On the other hand, some perspectives suggest that colonial rule introduced infrastructure, education, and legal systems that provided a foundation for modernity in certain regions. While this view acknowledges tangible developments, it often overlooks the exploitative context in which they were implemented and the limited access most indigenous populations had to such benefits (Loomba, 1998). Thus, evaluating the legacy of colonialism requires a balanced consideration of both its contributions and its detriments.

Conclusion

In summary, colonialism and imperialism were transformative forces in world history, driven by economic greed, political ambition, and ideological justifications.
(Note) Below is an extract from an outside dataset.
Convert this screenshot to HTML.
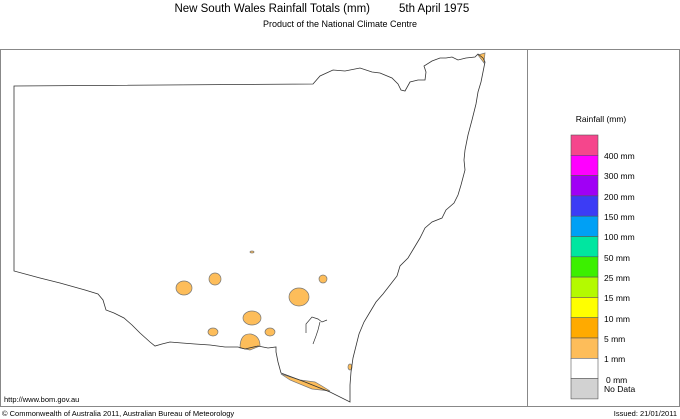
<!DOCTYPE html>
<html><head><style>
body{margin:0;background:#fff;}
svg{display:block;font-family:"Liberation Sans",sans-serif;}
</style></head><body>
<svg width="680" height="419" viewBox="0 0 680 419">
<text x="370" y="12" font-size="11.5" text-anchor="end">New South Wales Rainfall Totals (mm)</text>
<text x="399" y="12" font-size="11.5">5th April 1975</text>
<text x="340" y="27" font-size="9" text-anchor="middle">Product of the National Climate Centre</text>
<rect x="0.5" y="49.5" width="679" height="357" fill="none" stroke="#888" stroke-width="1"/>
<line x1="527.5" y1="49" x2="527.5" y2="407" stroke="#888"/>
<g fill="#fdbd5a" stroke="#777" stroke-width="0.7">
<ellipse cx="184" cy="288" rx="8" ry="7"/>
<ellipse cx="215" cy="279" rx="6" ry="6"/>
<ellipse cx="299" cy="297" rx="10" ry="9"/>
<ellipse cx="323" cy="279" rx="4" ry="4"/>
<ellipse cx="252" cy="318" rx="9" ry="7"/>
<ellipse cx="213" cy="332" rx="5" ry="4"/>
<ellipse cx="270" cy="332" rx="5" ry="4"/>
<path d="M240 348 Q240 333 251 334 Q260 336 260 346 L250 350 Z"/>
<path d="M478 55 L485 53 L484 63 Z"/>
<path d="M281 374 L300 380 L315 382 L322 386 L330 391 L312 389 L290 380 Z"/>
<ellipse cx="350" cy="367" rx="2" ry="3"/>
<ellipse cx="252" cy="252" rx="2" ry="1"/>
</g>
<path fill="none" stroke="#333" stroke-width="0.8" d="M14 86 L313 84 L320 76 L333 70 L345 71 L360 68 L372 72 L380 73 L392 78 L398 84 L401 90 L405 91 L410 82 L418 80 L425 80 L426 72 L424 66 L432 61 L440 58 L446 58 L452 57 L458 60 L466 58 L475 57 L478 54 L483 58 L485 62 L483 72 L481 82 L478 92 L476 104 L472 120 L468 135 L465 150 L464 160 L465 170 L461 185 L458 195 L454 203 L446 210 L442 218 L432 222 L425 228 L420 238 L414 248 L408 258 L400 266 L397 276 L390 285 L383 294 L376 302 L370 312 L364 322 L359 334 L356 346 L353 358 L351 372 L350 385 L350 402 L330 392 L305 382 L281 373 L278 362 L276 352 L276 347 L268 348 L258 346 L245 349 L238 347 L225 347 L210 345 L195 344 L182 343 L170 342 L162 344 L155 346 L150 342 L140 333 L132 325 L124 318 L114 313 L106 310 L103 300 L98 294 L85 290 L60 283 L40 278 L14 271 Z"/>
<path fill="none" stroke="#333" stroke-width="0.7" d="M306 333 L306 324 L312 317 L318 319 L322 322 L327 320 M320 322 L318 330 L316 336 L313 344"/>
<text x="4" y="402" font-size="7.5">http://www.bom.gov.au</text>
<text x="2" y="416" font-size="7.5">© Commonwealth of Australia 2011, Australian Bureau of Meteorology</text>
<text x="677" y="416" font-size="7.5" text-anchor="end">Issued: 21/01/2011</text>
<text x="601" y="122" font-size="8.5" text-anchor="middle">Rainfall (mm)</text>
<g stroke="#555" stroke-width="0.6">
<rect x="571" y="135" width="27" height="20.3" fill="#f5468c"/>
<rect x="571" y="155.3" width="27" height="20.3" fill="#ff00ff"/>
<rect x="571" y="175.6" width="27" height="20.3" fill="#a000f5"/>
<rect x="571" y="195.9" width="27" height="20.3" fill="#3c3cf5"/>
<rect x="571" y="216.2" width="27" height="20.3" fill="#00a0f5"/>
<rect x="571" y="236.5" width="27" height="20.3" fill="#00e6a0"/>
<rect x="571" y="256.8" width="27" height="20.3" fill="#3cf000"/>
<rect x="571" y="277.1" width="27" height="20.3" fill="#b4fa00"/>
<rect x="571" y="297.4" width="27" height="20.3" fill="#ffff00"/>
<rect x="571" y="317.7" width="27" height="20.3" fill="#ffaa00"/>
<rect x="571" y="338" width="27" height="20.3" fill="#fdbd5a"/>
<rect x="571" y="358.3" width="27" height="20.3" fill="#ffffff"/>
<rect x="571" y="378.6" width="27" height="20.3" fill="#d2d2d2"/>
</g>
<g font-size="8.5">
<text x="604" y="159">400 mm</text>
<text x="604" y="179">300 mm</text>
<text x="604" y="200">200 mm</text>
<text x="604" y="220">150 mm</text>
<text x="604" y="240">100 mm</text>
<text x="604" y="261">50 mm</text>
<text x="604" y="281">25 mm</text>
<text x="604" y="301">15 mm</text>
<text x="604" y="322">10 mm</text>
<text x="604" y="342">5 mm</text>
<text x="604" y="362">1 mm</text>
<text x="606" y="383">0 mm</text>
<text x="604" y="392">No Data</text>
</g>
</svg>
</body></html>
Through case studies of British and French colonial practices, this essay has demonstrated the varied mechanisms of control and their far-reaching impacts on colonised societies. The legacies of these processes—ranging from economic disparities to cultural disruption—continue to shape global relations and national identities today. While some argue that colonialism laid the groundwork for modern infrastructure and governance, the exploitative nature of these systems cannot be ignored. Therefore, a critical understanding of colonialism and imperialism remains essential for addressing contemporary global inequalities and fostering a more equitable world order. This analysis, though broad, underscores the complexity of these historical phenomena and invites further exploration into their nuanced effects across different regions and contexts.

References

  • Chandra, B. (1989) India’s Struggle for Independence. Penguin Books.
  • Fanon, F. (1961) The Wretched of the Earth. Grove Press.
  • Hobsbawm, E. (1987) The Age of Empire: 1875–1914. Weidenfeld & Nicolson.
  • Loomba, A. (1998) Colonialism/Postcolonialism. Routledge.
  • Rodney, W. (1972) How Europe Underdeveloped Africa. Bogle-L’Ouverture Publications.
  • Said, E. (1993) Culture and Imperialism. Chatto & Windus.